B Package Ecosystem

The R package ecosystem has a few key components.

B.1 Packages

Packages are the primary extension mechanism for R. They can be used to share functions, datasets, and documentation. An R package can exist in a few states:

B.1.1 Source

An R package is composed of a series of directories and files. The source of an R package is just a top-level directory containing the coponents of the package. Package authors work with source packages during development. Git(hub) repositories store source packages.

B.1.2 Bundle

A bundled package is a package thats been compressed into a single file. By convention, package bundles in R use the extension .tar.gz.

B.1.3 Binary

A binary package is the result of building a source package for a specific operating system.
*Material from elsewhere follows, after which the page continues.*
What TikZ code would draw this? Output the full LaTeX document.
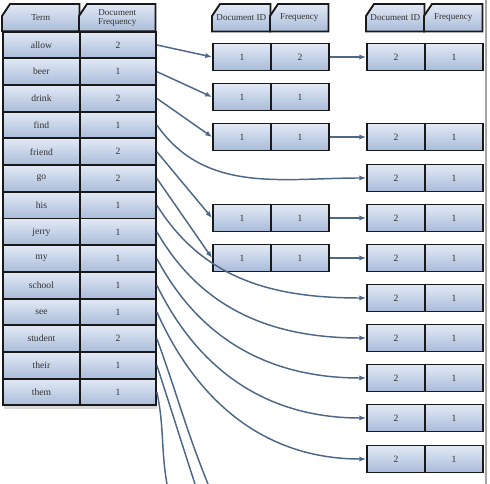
\documentclass[tikz,border=0pt]{standalone}
\usepackage{fontspec}
\setmainfont{Liberation Serif}
\usetikzlibrary{arrows.meta}
\pgfdeclarelayer{background}
\pgfsetlayers{background,main}
\definecolor{cellA}{HTML}{E2E9F5}
\definecolor{cellB}{HTML}{A9BCD9}
\definecolor{linkc}{HTML}{4D6787}
\definecolor{txt}{HTML}{333333}
\tikzset{
  cell/.style={draw=black!90, line width=1.4pt, top color=cellA, bottom color=cellB,
    anchor=north west, inner sep=0pt, minimum height=20pt, text=txt,
    font=\fontsize{7.2}{8}\selectfont},
  hdr/.style={anchor=north west, inner sep=0pt, minimum height=20pt, text=txt,
    align=center, font=\fontsize{6.8}{6.8}\selectfont},
  hdrfill/.style={draw=black!90, line width=1.4pt, top color=cellA, bottom color=cellB},
  lt/.style={minimum width=57.75pt},
  lf/.style={minimum width=57pt},
  mw/.style={minimum width=43.5pt, minimum height=20.25pt},
  link/.style={draw=linkc, line width=1.1pt, -{Latex[length=5pt,width=4pt]}},
  linkn/.style={draw=linkc, line width=1.1pt},
}
\begin{document}
\begin{tikzpicture}[x=0.75pt,y=-0.75pt]
\useasboundingbox (0,0) rectangle (490,484);
\draw[gray!70, line width=0.8pt] (486,0) -- (486,484);
% left table
\node[hdr,lt] (th) at (2,4) {Term};
\node[hdr,lf] (fh) at (79,4) {Document\\Frequency};
\foreach \w/\n [count=\i] in {allow/2,beer/1,drink/2,find/1,friend/2,go/2,his/1,jerry/1,my/1,school/1,see/1,student/2,their/1,them/1}{
  \node[cell,lt] (t\i) at (2,{4+26.7*\i}) {\w};
  \node[cell,lf] (f\i) at (79,{4+26.7*\i}) {\n};
}
% middle lists
\node[hdr,mw] (mh1) at (212,4) {Document ID};
\node[hdr,mw] (mh2) at (270,4) {Frequency};
\foreach \y/\a/\b [count=\i] in {57/1/2,97/1/1,137/1/1,218/1/1,258/1/1}{
  \node[cell,mw,anchor=west] (ma\i) at (212,\y) {\a};
  \node[cell,mw,anchor=west] (mb\i) at (270,\y) {\b};
}
% right lists
\node[hdr,mw] (rh1) at (366,4) {Document ID};
\node[hdr,mw] (rh2) at (424,4) {Frequency};
\foreach \y [count=\i] in {57,137,178,218,258,298,338,378,418,459}{
  \node[cell,mw,anchor=west] (ra\i) at (366,\y) {2};
  \node[cell,mw,anchor=west] (rb\i) at (424,\y) {1};
}
% header shapes with cut corner
\begin{pgfonlayer}{background}
\foreach \h in {th,fh,mh1,mh2,rh1,rh2}
  \path[hdrfill] (\h.south west) -- ([yshift=-9pt]\h.north west) -- ([xshift=6pt]\h.north west)
     -- (\h.north east) -- (\h.south east) -- cycle;
\fill[gray!30] (4,406) rectangle (157,409);
\end{pgfonlayer}
% connectors: term to first posting
\draw[link] (f1.east) -- (ma1.west);
\draw[link] (f2.east) -- (ma2.west);
\draw[link] (f3.east) -- (ma3.west);
\draw[link] (f5.east) -- (ma4.west);
\draw[link] (f6.east) -- (ma5.west);
\draw[link] (f4.east) to[out=-55,in=180] (ra3.west);
\draw[link] (f7.east) to[out=-58,in=180] (ra6.west);
\draw[link] (f8.east) to[out=-60,in=180] (ra7.west);
\draw[link] (f9.east) to[out=-62,in=180] (ra8.west);
\draw[link] (f10.east) to[out=-64,in=180] (ra9.west);
\draw[link] (f11.east) to[out=-66,in=180] (ra10.west);
\coordinate (e1) at (208,484);
\coordinate (e2) at (195,484);
\coordinate (e3) at (167,484);
\draw[linkn] (f12.east) to[out=-70,in=112] (e1);
\draw[linkn] (f13.east) to[out=-72,in=108] (e2);
\draw[linkn] (f14.east) to[out=-78,in=100] (e3);
% posting to next posting
\draw[link] (mb1.east) -- (ra1.west);
\draw[link] (mb3.east) -- (ra2.west);
\draw[link] (mb4.east) -- (ra4.west);
\draw[link] (mb5.east) -- (ra5.west);
\end{tikzpicture}
\end{document}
Binary packages are single files that are ready for installation on their specific operating systems.

B.1.4 Installed

An installed package is a binary package that has been decompressed into a package library and is ready for use by R.

B.2 Repositories

Repositories organize R packages for distribution to end users. Repositories contain package bundles and binaries that are organized in a specific way so that users can install packages from the repository using R’s install.packages command. CRAN and Bioconductor are examples of R repositories.

B.3 Git(hub)

Many R package sources are stored in version controlled directories. A popular versioning tool is Git. Github, as an extension of Git, houses many package sources. The devtools R package includes convenience functions for installing packages from the package source contained on a Git repository, including Github. Used in this manner, git repositories and Github are one way to distribute R packages, but Github and Git repositories are not R package repositories.

B.4 Libraries

End users of R typically interact with installed packages that live in libraries. Package libraries are just directories containing installed packages. When a package is requested by R, R searches the different library directories to find the installed package.

R libraries are very flexible. In the past, R users have set up libraries for specific projects or set up a system-wide library used across multiple projects. In multi-tenant servers it has been common to have both a system library shared by all users and user-specific libraries.

A best practice is to set up per-project libraries alongside a package cache.